An attorney fee agreement is never a “one size fits all” contract. Attorneys and potential clients must consider the association’s financial condition, the specific facts of the case and the risk involved in prosecuting the matter. Before a client accepts a fee agreement, the attorney and client should review each of the terms and the attorney should provide a detailed explanation as to why the particular agreement is best suited to the client’s needs.
Clients should understand that attorneys are required to abide by ethical rules which are intended to benefit and protect the public. Referrals are valuable, but clients should feel free to ask questions, determine the interests of any attorney who provides services or referrals, negotiate their best fee deal, and approve of who receives payment for legal services. If a client suspects that the rules are not being followed, the client should report such violations to the state bar.

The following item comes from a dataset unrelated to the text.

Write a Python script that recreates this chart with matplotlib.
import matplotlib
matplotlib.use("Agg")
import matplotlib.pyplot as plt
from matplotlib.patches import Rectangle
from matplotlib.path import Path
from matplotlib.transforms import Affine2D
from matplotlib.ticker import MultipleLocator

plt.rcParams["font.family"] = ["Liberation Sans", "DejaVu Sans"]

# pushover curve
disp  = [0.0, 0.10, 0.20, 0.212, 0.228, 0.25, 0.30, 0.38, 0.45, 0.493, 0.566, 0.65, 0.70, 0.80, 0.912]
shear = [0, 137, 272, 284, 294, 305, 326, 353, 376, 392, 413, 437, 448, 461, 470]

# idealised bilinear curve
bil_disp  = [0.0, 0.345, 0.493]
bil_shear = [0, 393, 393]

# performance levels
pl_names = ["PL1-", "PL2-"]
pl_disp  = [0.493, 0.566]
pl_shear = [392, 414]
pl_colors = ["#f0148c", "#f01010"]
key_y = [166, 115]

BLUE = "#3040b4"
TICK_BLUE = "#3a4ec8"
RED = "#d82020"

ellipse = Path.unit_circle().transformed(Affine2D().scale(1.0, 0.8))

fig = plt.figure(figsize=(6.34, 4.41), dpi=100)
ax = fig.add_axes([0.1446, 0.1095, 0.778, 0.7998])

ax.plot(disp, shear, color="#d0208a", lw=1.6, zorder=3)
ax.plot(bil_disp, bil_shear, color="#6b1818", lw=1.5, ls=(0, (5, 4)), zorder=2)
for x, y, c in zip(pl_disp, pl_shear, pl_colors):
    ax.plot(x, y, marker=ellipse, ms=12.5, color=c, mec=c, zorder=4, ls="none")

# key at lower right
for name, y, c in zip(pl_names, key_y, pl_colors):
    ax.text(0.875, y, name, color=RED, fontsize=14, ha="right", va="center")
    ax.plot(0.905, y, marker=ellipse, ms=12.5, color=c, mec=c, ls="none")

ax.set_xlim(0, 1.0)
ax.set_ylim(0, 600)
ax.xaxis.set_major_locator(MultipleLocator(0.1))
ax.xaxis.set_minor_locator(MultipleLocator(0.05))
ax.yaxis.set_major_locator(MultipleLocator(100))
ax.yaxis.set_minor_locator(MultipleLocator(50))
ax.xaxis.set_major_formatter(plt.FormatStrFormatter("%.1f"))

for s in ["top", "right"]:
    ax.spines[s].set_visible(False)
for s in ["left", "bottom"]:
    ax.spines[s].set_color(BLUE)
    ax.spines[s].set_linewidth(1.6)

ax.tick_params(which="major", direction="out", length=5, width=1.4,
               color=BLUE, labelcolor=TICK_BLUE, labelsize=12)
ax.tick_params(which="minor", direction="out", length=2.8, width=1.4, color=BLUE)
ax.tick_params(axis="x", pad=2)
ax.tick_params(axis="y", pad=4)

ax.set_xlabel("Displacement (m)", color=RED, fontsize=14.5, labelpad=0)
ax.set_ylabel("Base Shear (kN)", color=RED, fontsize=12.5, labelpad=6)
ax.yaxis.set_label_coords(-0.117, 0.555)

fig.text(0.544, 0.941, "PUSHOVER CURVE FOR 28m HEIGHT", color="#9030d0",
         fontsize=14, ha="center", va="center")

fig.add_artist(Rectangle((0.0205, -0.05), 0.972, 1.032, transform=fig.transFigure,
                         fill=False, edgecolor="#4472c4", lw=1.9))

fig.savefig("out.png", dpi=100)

Complex construction defect litigation is expensive to prosecute, but the cost to repair the damages sustained by building owners and community associations is often extraordinary. With some cases, litigation becomes a necessary evil — one that must be pursued to achieve some measure of justice and hopefully the benefit of the consumer’s bargain. When that happens, clients can and should be assured that the lawyers they hire will give them their best shot and represent them under arrangements which comply with the rules of fairness and professional responsibility.